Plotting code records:
══════

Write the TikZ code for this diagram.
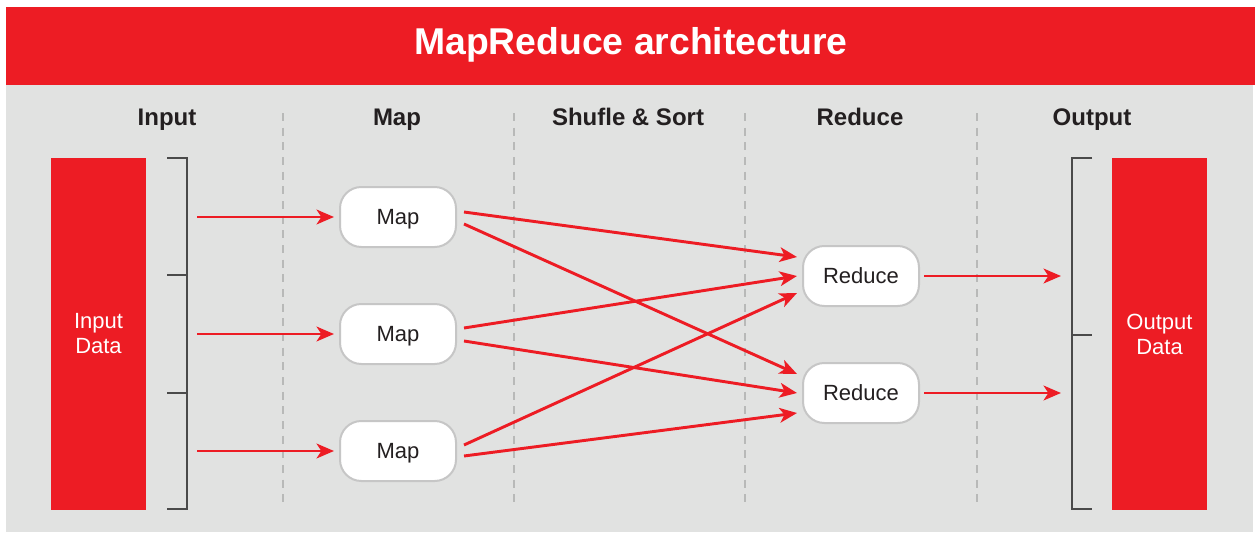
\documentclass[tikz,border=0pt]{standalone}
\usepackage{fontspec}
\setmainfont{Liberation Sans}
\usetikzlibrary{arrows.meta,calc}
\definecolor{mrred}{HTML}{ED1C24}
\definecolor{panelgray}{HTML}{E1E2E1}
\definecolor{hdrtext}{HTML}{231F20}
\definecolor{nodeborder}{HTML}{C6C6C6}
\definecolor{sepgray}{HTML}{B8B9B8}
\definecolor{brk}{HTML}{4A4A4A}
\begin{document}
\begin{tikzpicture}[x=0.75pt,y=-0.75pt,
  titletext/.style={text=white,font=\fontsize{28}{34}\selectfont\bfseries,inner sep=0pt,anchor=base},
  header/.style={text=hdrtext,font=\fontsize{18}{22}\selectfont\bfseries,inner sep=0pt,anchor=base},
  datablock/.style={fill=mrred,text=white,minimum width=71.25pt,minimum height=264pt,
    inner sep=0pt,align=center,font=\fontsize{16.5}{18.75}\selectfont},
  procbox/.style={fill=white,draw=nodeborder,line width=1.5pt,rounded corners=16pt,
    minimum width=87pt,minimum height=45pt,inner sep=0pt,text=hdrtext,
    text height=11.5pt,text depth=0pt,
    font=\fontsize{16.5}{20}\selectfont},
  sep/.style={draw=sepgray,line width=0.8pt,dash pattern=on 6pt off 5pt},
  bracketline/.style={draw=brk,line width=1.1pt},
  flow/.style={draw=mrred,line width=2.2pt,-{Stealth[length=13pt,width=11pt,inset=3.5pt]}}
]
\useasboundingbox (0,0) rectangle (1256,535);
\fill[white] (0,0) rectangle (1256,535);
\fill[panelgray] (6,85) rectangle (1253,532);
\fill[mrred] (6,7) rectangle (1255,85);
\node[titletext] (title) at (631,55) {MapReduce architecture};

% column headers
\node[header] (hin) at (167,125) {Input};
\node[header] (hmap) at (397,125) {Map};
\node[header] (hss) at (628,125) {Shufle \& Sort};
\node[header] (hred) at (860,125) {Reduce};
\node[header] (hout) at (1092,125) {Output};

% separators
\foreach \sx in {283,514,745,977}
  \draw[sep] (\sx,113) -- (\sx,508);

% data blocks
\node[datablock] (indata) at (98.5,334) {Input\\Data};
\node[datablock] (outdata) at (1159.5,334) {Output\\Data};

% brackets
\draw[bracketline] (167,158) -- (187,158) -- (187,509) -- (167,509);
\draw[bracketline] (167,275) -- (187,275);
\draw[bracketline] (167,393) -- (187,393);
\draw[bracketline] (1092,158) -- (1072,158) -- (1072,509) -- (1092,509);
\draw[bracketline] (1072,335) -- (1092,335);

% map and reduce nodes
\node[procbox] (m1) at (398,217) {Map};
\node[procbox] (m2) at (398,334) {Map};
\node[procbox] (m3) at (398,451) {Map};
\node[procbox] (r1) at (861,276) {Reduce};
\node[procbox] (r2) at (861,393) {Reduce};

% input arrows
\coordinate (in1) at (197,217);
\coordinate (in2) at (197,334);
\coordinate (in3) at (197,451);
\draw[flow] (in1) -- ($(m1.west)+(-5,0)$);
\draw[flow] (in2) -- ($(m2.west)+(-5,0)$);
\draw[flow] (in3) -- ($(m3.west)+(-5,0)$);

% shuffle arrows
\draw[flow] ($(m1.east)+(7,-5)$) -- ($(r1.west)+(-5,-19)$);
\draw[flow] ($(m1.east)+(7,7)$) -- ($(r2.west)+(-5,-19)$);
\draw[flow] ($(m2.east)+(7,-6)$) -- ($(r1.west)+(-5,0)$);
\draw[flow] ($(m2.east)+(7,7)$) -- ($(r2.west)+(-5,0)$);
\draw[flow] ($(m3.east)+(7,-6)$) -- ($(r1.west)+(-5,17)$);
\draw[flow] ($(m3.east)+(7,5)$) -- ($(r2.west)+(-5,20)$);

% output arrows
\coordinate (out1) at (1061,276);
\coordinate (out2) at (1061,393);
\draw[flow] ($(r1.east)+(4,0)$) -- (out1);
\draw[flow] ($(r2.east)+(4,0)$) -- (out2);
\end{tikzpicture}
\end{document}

══════

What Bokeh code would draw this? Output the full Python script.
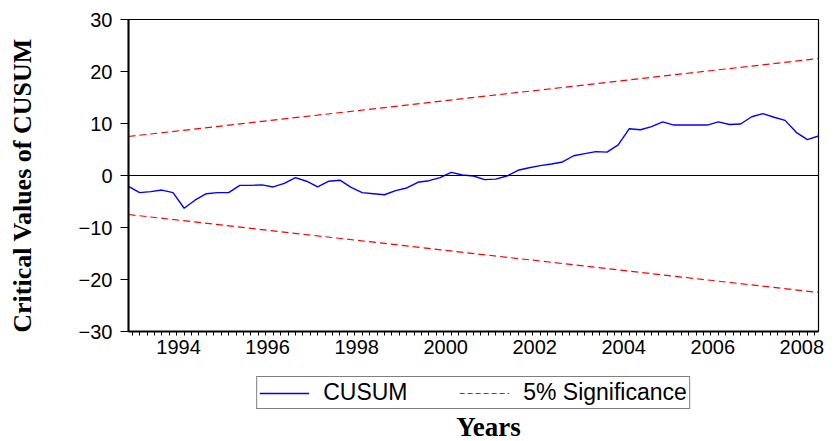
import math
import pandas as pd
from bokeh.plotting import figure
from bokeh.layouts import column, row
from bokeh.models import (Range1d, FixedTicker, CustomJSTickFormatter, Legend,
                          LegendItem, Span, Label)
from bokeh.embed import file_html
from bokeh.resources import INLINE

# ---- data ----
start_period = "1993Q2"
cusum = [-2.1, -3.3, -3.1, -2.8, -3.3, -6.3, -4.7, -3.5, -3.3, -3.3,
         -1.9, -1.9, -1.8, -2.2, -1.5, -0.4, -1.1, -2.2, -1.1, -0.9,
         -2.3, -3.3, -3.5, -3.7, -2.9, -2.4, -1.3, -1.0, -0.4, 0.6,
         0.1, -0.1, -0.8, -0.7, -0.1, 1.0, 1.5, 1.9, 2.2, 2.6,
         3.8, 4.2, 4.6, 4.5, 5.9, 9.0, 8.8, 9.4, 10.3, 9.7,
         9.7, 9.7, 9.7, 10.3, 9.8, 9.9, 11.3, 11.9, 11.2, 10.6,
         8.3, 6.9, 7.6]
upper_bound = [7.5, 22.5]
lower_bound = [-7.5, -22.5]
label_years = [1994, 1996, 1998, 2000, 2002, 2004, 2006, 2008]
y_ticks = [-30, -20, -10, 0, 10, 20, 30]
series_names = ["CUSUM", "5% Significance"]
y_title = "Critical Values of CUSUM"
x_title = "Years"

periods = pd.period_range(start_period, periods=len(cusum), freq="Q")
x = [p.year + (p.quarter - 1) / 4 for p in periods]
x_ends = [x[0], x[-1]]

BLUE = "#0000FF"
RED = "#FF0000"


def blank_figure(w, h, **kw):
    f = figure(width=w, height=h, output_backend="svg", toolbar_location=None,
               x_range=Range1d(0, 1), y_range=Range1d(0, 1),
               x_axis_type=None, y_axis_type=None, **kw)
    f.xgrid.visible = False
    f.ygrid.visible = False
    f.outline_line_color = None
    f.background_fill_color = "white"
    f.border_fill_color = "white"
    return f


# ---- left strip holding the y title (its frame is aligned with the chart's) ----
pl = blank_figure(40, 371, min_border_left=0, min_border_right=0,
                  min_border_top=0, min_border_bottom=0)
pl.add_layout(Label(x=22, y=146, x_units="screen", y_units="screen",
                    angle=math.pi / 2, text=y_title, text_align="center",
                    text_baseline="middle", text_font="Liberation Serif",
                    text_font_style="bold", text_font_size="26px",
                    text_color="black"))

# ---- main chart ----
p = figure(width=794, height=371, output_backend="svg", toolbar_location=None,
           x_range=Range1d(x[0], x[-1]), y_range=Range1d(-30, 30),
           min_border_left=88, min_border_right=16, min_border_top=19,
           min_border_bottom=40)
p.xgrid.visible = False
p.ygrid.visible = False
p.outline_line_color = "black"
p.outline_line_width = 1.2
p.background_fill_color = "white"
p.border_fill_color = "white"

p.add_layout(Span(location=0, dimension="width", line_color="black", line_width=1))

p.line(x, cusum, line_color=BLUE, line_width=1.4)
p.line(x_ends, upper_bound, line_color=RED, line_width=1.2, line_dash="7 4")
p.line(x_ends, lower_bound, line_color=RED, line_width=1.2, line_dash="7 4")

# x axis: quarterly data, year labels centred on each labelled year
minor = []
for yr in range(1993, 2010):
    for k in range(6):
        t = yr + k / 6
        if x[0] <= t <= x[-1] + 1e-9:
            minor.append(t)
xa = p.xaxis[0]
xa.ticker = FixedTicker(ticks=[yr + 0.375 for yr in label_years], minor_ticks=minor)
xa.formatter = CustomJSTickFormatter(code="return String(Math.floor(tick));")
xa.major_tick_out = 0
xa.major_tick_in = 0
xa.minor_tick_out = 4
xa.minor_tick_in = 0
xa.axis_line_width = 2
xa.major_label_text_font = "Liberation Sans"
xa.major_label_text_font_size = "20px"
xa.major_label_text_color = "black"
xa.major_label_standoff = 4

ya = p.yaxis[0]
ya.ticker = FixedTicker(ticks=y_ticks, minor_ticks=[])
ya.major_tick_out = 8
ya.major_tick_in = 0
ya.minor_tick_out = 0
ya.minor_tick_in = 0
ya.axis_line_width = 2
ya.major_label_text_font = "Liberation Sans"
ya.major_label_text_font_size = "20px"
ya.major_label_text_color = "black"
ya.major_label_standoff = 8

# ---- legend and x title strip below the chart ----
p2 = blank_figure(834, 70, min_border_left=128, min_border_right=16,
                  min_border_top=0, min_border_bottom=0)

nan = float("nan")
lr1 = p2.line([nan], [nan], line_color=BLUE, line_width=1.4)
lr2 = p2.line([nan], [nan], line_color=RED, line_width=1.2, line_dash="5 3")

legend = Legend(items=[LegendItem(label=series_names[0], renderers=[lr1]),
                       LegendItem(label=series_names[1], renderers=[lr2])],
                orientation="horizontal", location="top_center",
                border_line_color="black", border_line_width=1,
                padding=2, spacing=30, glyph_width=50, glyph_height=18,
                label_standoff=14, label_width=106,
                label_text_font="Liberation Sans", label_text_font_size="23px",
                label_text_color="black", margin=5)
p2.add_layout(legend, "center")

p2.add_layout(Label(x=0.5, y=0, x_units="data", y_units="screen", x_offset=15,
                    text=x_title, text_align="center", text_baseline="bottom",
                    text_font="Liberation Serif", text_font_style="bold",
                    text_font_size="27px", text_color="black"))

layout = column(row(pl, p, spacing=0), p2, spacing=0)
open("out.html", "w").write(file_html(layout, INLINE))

══════

(Prompt)
Reproduce, starting at the line containing "Write the TikZ code for this diagram." and stopping after the line containing "(outdata) at (1159.5,334)", each of those lines exactly and no others; leave pictures out.

(Problem solution)
Write the TikZ code for this diagram.
\documentclass[tikz,border=0pt]{standalone}
\usepackage{fontspec}
\setmainfont{Liberation Sans}
\usetikzlibrary{arrows.meta,calc}
\definecolor{mrred}{HTML}{ED1C24}
\definecolor{panelgray}{HTML}{E1E2E1}
\definecolor{hdrtext}{HTML}{231F20}
\definecolor{nodeborder}{HTML}{C6C6C6}
\definecolor{sepgray}{HTML}{B8B9B8}
\definecolor{brk}{HTML}{4A4A4A}
\begin{document}
\begin{tikzpicture}[x=0.75pt,y=-0.75pt,
  titletext/.style={text=white,font=\fontsize{28}{34}\selectfont\bfseries,inner sep=0pt,anchor=base},
  header/.style={text=hdrtext,font=\fontsize{18}{22}\selectfont\bfseries,inner sep=0pt,anchor=base},
  datablock/.style={fill=mrred,text=white,minimum width=71.25pt,minimum height=264pt,
    inner sep=0pt,align=center,font=\fontsize{16.5}{18.75}\selectfont},
  procbox/.style={fill=white,draw=nodeborder,line width=1.5pt,rounded corners=16pt,
    minimum width=87pt,minimum height=45pt,inner sep=0pt,text=hdrtext,
    text height=11.5pt,text depth=0pt,
    font=\fontsize{16.5}{20}\selectfont},
  sep/.style={draw=sepgray,line width=0.8pt,dash pattern=on 6pt off 5pt},
  bracketline/.style={draw=brk,line width=1.1pt},
  flow/.style={draw=mrred,line width=2.2pt,-{Stealth[length=13pt,width=11pt,inset=3.5pt]}}
]
\useasboundingbox (0,0) rectangle (1256,535);
\fill[white] (0,0) rectangle (1256,535);
\fill[panelgray] (6,85) rectangle (1253,532);
\fill[mrred] (6,7) rectangle (1255,85);
\node[titletext] (title) at (631,55) {MapReduce architecture};

% column headers
\node[header] (hin) at (167,125) {Input};
\node[header] (hmap) at (397,125) {Map};
\node[header] (hss) at (628,125) {Shufle \& Sort};
\node[header] (hred) at (860,125) {Reduce};
\node[header] (hout) at (1092,125) {Output};

% separators
\foreach \sx in {283,514,745,977}
  \draw[sep] (\sx,113) -- (\sx,508);

% data blocks
\node[datablock] (indata) at (98.5,334) {Input\\Data};
\node[datablock] (outdata) at (1159.5,334) {Output\\Data};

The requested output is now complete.